The thickness of the diffuse interface was estimated using physical values, where a particle diameter of 100 nm was used, similar to the experiments presented by Elias et al.[9] Future investigations will include the influence of the interface thickness on the migration of particles near fluid–fluid interfaces (or, similarly:, changing the particle size), possibly with relation to a sharp-interface model. In the present model, the motion of the contact line across the surface of the particle is governed by the Cahn–Hilliard mobility in a phenomenological sense: contact line pinning and hopping, which are known to be important in the adsorption of particles at interfaces,[39] are not described explicitly. A possible extension of the model is to explicitly describe the roughness of the particle surface. Moreover, detailed experimental results on particles interacting with fluid–fluid interfaces in (viscoelastic) flows are crucial to verifying the model.

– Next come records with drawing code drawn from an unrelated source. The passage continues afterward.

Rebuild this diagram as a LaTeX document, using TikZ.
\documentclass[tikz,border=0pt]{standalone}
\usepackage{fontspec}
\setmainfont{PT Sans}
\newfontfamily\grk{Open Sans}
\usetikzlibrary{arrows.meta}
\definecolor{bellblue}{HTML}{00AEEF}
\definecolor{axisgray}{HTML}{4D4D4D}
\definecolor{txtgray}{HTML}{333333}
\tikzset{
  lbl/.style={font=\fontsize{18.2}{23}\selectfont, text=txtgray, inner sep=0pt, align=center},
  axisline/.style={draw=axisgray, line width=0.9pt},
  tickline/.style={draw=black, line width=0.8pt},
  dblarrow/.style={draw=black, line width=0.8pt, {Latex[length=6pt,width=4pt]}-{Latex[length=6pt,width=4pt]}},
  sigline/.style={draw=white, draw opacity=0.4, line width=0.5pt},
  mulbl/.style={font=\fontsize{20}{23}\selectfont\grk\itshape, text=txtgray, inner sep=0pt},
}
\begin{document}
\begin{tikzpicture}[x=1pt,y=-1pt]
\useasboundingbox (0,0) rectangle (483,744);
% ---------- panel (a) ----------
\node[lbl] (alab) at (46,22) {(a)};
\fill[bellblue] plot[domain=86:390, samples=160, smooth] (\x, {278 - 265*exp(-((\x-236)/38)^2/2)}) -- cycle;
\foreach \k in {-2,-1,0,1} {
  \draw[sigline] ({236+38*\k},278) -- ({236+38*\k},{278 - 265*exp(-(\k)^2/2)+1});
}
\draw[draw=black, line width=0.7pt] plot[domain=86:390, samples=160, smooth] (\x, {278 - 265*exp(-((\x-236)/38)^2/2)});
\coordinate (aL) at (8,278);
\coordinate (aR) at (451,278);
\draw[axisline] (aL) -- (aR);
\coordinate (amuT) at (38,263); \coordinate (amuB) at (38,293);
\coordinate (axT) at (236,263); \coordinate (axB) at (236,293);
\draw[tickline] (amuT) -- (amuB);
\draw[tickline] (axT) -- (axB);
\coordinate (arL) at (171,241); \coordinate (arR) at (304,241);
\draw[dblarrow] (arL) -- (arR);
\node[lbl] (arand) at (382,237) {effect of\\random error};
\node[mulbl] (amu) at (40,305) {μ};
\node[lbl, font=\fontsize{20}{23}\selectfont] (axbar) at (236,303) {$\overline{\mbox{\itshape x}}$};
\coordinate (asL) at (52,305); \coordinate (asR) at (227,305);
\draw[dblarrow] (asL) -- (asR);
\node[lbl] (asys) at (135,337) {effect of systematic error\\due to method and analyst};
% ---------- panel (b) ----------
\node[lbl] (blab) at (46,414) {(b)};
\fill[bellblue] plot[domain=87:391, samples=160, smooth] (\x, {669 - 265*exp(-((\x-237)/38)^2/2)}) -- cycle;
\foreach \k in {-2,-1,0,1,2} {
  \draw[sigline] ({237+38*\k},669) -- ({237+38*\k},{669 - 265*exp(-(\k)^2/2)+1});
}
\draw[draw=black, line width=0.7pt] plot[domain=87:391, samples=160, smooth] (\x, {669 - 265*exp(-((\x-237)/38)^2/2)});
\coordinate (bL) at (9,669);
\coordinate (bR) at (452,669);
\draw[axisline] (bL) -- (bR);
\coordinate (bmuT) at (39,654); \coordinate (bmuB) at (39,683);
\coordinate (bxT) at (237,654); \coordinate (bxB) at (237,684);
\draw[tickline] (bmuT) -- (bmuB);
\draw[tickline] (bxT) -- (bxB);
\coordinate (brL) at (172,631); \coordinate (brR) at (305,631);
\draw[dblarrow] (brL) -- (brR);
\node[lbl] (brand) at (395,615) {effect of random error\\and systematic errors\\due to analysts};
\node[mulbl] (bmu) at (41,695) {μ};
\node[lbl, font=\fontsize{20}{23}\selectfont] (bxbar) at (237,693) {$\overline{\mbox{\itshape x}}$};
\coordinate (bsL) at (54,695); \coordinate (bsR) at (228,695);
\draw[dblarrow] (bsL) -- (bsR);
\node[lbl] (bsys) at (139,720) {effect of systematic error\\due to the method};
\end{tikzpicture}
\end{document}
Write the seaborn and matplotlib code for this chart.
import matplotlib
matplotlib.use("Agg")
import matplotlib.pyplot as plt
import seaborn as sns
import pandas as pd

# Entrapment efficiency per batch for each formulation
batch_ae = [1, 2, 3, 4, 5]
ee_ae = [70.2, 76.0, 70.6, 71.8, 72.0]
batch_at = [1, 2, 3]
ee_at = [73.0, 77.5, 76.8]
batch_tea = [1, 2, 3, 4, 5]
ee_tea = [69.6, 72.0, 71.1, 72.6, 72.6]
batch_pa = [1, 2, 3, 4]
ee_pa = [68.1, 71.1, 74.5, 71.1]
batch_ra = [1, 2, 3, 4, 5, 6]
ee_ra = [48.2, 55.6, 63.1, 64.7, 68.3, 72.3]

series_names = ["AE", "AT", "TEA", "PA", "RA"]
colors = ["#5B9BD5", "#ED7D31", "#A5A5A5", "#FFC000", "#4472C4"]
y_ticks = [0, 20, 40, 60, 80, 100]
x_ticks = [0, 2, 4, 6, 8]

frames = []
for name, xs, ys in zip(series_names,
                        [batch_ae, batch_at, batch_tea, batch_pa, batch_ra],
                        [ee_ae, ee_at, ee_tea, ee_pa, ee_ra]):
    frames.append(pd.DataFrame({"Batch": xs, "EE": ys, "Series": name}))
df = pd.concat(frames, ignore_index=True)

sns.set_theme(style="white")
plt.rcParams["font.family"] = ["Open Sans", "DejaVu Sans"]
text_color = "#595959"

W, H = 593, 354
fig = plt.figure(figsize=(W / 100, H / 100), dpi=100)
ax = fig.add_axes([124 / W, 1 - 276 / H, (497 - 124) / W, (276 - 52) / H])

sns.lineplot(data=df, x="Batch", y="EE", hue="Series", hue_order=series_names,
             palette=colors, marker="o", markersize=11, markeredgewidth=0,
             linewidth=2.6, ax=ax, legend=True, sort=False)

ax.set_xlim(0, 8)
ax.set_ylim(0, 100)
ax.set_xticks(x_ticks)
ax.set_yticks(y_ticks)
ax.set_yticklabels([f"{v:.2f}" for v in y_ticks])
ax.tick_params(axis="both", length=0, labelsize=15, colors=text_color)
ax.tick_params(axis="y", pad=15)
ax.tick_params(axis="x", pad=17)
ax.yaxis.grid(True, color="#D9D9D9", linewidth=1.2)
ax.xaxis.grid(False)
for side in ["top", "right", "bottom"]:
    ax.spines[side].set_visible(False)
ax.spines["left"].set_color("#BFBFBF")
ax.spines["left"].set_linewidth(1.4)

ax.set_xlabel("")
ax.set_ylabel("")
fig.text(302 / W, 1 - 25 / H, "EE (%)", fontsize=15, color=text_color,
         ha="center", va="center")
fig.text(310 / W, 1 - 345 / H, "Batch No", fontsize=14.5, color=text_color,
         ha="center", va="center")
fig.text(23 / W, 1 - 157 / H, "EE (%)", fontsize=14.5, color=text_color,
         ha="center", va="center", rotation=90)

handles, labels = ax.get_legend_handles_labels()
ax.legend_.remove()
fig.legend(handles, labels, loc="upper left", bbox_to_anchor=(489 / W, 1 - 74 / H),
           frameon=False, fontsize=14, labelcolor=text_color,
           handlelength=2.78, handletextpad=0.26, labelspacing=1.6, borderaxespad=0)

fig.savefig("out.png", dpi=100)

The numerical model used in this article was set up in a general fashion and can easily be adapted to simulate other cases of particles in (viscoelastic) multiphase flows. For example, by changing the particle shape, type of flow, and rheology of the suspending fluids, many interesting problems that are of practical relevance can be studied. Some applications that one might think of is the smart design of materials by directing particles to a certain fluid or to the fluid–fluid interface or using the rheological properties of the suspending fluids to control the motion of particles in microfluidics.[40]